Likewise, we will be setting up the AWS ECR and IAM required for the continuous integration pipeline.

3. AWS ECS - Setting up the AWS ECS Infrastructure

Module 3: AWS ECS technical series part III

In this module, we will be setting up the AWS ECS infrastructure. This includes the AWS ECS clusters and task definitions.

4. AWS ECS - Setting up CI/CD with github actions

Module 4: AWS ECS technical series part IV

In this module, we will start building out the automated pipeline to update to a new version of our application with code changes.

This will include uploading our new container image to AWS ECR, updating the task definitions, and triggering a deployment of a new ECS “task” within our cluster and service.

ecs ci/cd with github actions

5. AWS ECS - Setting up continuous delivery (CD) with blue-green canary deployment + automatic rollback (BONUS)

Module 5: AWS ECS technical series part V

In this module, we will enhance our pipeline by adding safety into our delivery process in the fully automated process.

We will be using a blue-green canary release where we roll out a percent (25% in our example) of the containers using the new version while the rest remains on the existing version.

This will allow us to “test the waters” on the new version of our application for a certain period of time.

The load balancer will handle the traffic shifting between the two versions, and after a certain time has passed, it will roll over to the new version (if all metrics look healthy).

Configuration:

Time Interval: 10 minutes (2-3 alarm periods)
Percentage: 25%

Finally, this setup will include automatic rollback trigger based on cloudwatch alarm thresholds during release.
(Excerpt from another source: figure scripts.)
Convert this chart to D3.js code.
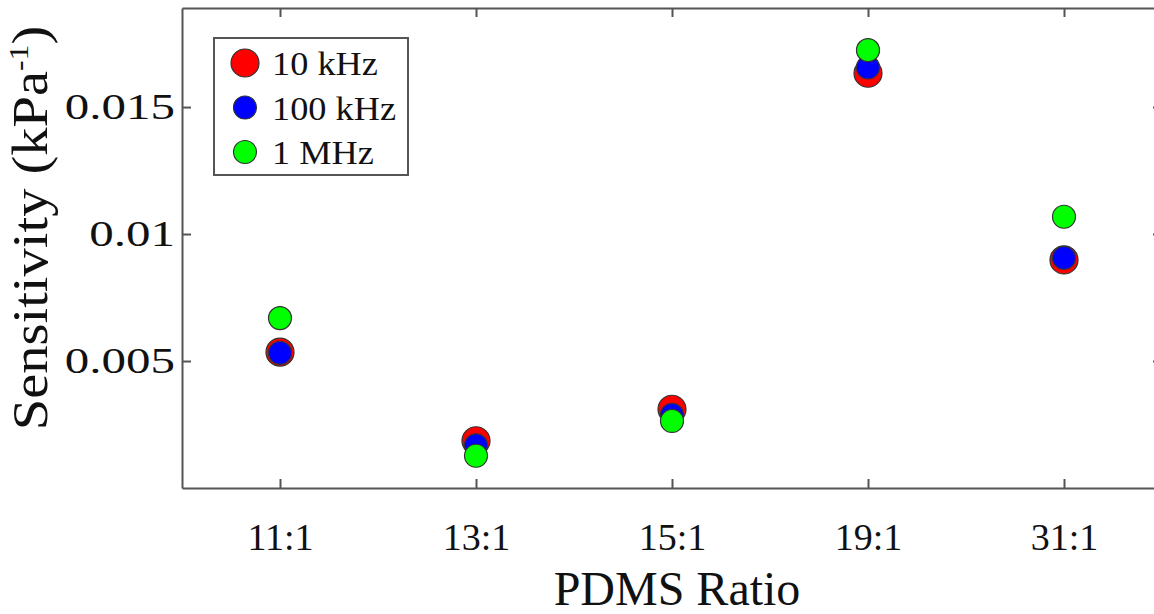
<!DOCTYPE html>
<html>
<head>
<meta charset="utf-8">
<script src="https://cdn.jsdelivr.net/npm/d3@7"></script>
<style>
body { margin: 0; background: #fff; }
.axis path, .axis line { stroke: #555; stroke-width: 2; }
</style>
</head>
<body>
<svg id="chart" width="1154" height="614"></svg>
<script>
// data
var ratios = ["11:1", "13:1", "15:1", "19:1", "31:1"];
var sens10k = [0.00535, 0.00186, 0.00310, 0.01633, 0.00898];
var sens100k = [0.00532, 0.00168, 0.00288, 0.01656, 0.00906];
var sens1M = [0.00669, 0.00127, 0.00264, 0.01724, 0.01068];
var yTicks = [0.005, 0.01, 0.015];
var yTickLabels = ["0.005", "0.01", "0.015"];
var seriesNames = ["10 kHz", "100 kHz", "1 MHz"];

var series = [
  {name: seriesNames[0], values: sens10k, color: "#ff0000", r: 14},
  {name: seriesNames[1], values: sens100k, color: "#0000ff", r: 11.5},
  {name: seriesNames[2], values: sens1M, color: "#00ff00", r: 11.5}
];

var SERIF = "'Liberation Serif', 'Times New Roman', serif";

var margin = {top: 8, right: -8, bottom: 126, left: 182},
    W = 1154, H = 614,
    width = W - margin.left - margin.right,
    height = H - margin.top - margin.bottom;

var svg = d3.select("#chart");
var g = svg.append("g")
    .attr("transform", "translate(" + margin.left + "," + margin.top + ")");

var x = d3.scalePoint().domain(ratios).range([0, width]).padding(0.5);
var y = d3.scaleLinear().domain([0, 0.0189]).range([height, 0]);

// axes, ticks pointing inwards
var xAxis = d3.axisBottom(x).tickSizeInner(-9).tickSizeOuter(0).tickPadding(35);
var yAxis = d3.axisLeft(y).tickValues(yTicks)
    .tickFormat(function(d, i) { return yTickLabels[i]; })
    .tickSizeInner(-9).tickSizeOuter(0).tickPadding(7);

var gx = g.append("g").attr("class", "axis")
    .attr("transform", "translate(0," + height + ")")
    .call(xAxis);
gx.selectAll("text")
    .style("font-family", SERIF)
    .style("font-size", "38px")
    .style("fill", "#111");

g.append("g").attr("class", "axis")
    .call(d3.axisTop(x).tickSizeInner(-9).tickSizeOuter(0).tickFormat(""));

var gy = g.append("g").attr("class", "axis")
    .call(yAxis);
// the original serif is much wider, so stretch the y tick labels
gy.selectAll("text")
    .style("font-family", SERIF)
    .style("font-size", "36px")
    .style("fill", "#111")
    .each(function() {
      var len = this.getComputedTextLength();
      d3.select(this).attr("textLength", len * 1.36).attr("lengthAdjust", "spacingAndGlyphs");
    });

g.append("g").attr("class", "axis")
    .attr("transform", "translate(" + width + ",0)")
    .call(d3.axisRight(y).tickValues(yTicks).tickSizeInner(-9).tickSizeOuter(0).tickFormat(""));

// points
series.forEach(function(s) {
  g.selectAll(null)
    .data(s.values)
    .enter().append("circle")
    .attr("cx", function(d, i) { return x(ratios[i]); })
    .attr("cy", function(d) { return y(d); })
    .attr("r", s.r)
    .attr("fill", s.color)
    .attr("stroke", "#333")
    .attr("stroke-width", 1.2);
});

// axis titles
svg.append("text")
    .attr("x", margin.left + width / 2 + 5)
    .attr("y", 605)
    .attr("text-anchor", "middle")
    .style("font-family", SERIF)
    .style("font-size", "48px")
    .style("fill", "#111")
    .text("PDMS Ratio");

var yt = svg.append("text")
    .attr("transform", "translate(47,228) rotate(-90) scale(1.13,1)")
    .attr("text-anchor", "middle")
    .style("font-family", SERIF)
    .style("font-size", "50px")
    .style("fill", "#111");
yt.append("tspan").text("Sensitivity (kPa");
yt.append("tspan").attr("dy", -19).style("font-size", "28px").text("-1");
yt.append("tspan").attr("dy", 19).text(")");

// legend
var legend = svg.append("g");
legend.append("rect")
    .attr("x", 214).attr("y", 38)
    .attr("width", 194).attr("height", 137)
    .attr("fill", "#fff")
    .attr("stroke", "#555")
    .attr("stroke-width", 2);

var li = legend.selectAll("g.item")
    .data(series)
    .enter().append("g")
    .attr("class", "item")
    .attr("transform", function(d, i) { return "translate(245," + (63 + i * 44.5) + ")"; });
li.append("circle")
    .attr("r", function(d) { return d.r; })
    .attr("fill", function(d) { return d.color; })
    .attr("stroke", "#333")
    .attr("stroke-width", 1.2);
li.append("text")
    .attr("x", 27)
    .attr("y", 12)
    .style("font-family", SERIF)
    .style("font-size", "33px")
    .style("fill", "#111")
    .text(function(d) { return d.name; })
    .each(function() {
      var len = this.getComputedTextLength();
      d3.select(this).attr("textLength", len * 1.1).attr("lengthAdjust", "spacingAndGlyphs");
    });
</script>
</body>
</html>
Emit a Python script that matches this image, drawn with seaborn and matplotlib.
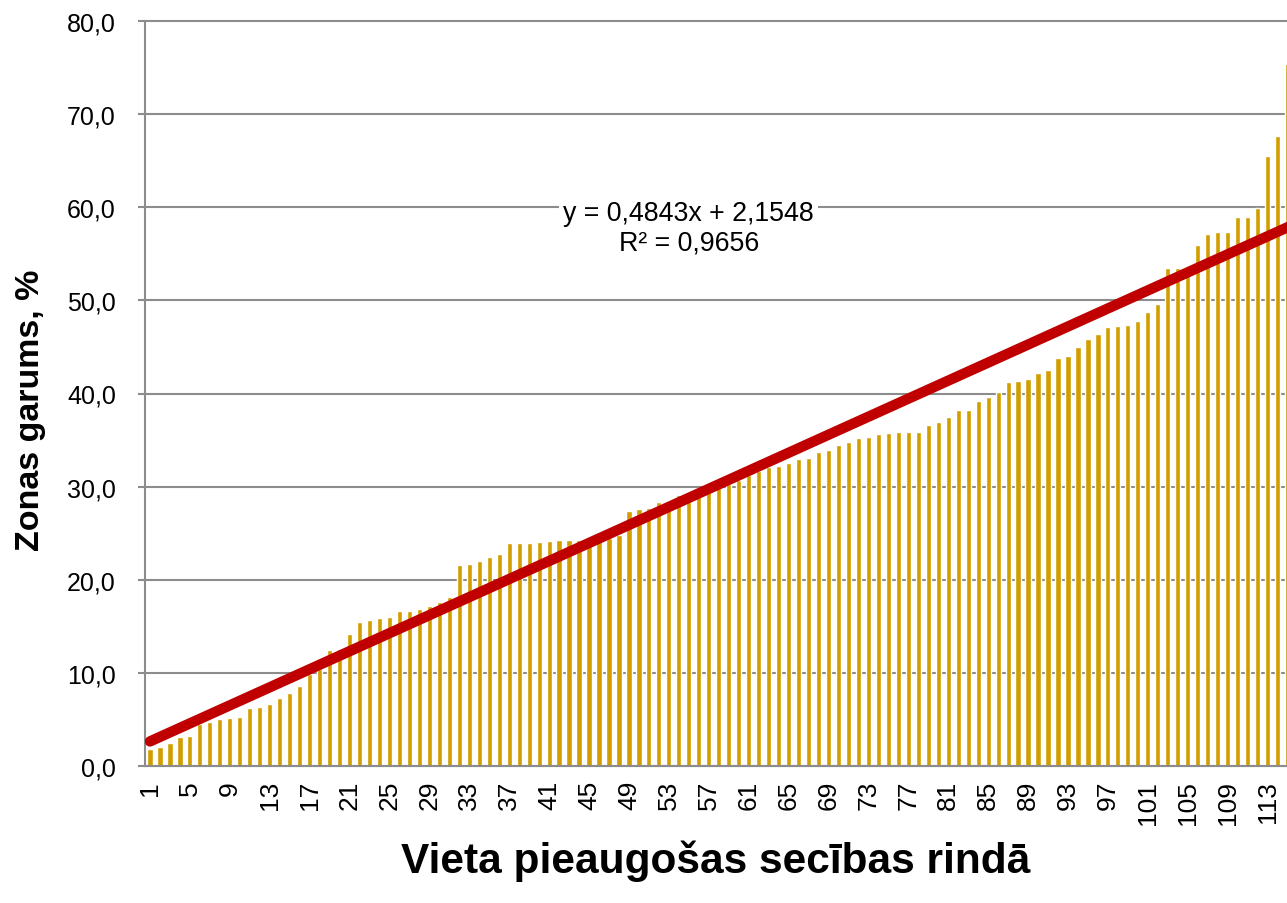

This way we can reduce service downtime and/or disruptions when errors do occur. The best part about all of this is that the whole process is automated, no manual step involved!

ecs blue green deployment

Conclusion

AWS ECS is an interesting technology that allows you to simplify your infrastructure and digital operations. However, just be mindful that by using ECS you are trading off flexibility in the configuration options of storage, compute and network.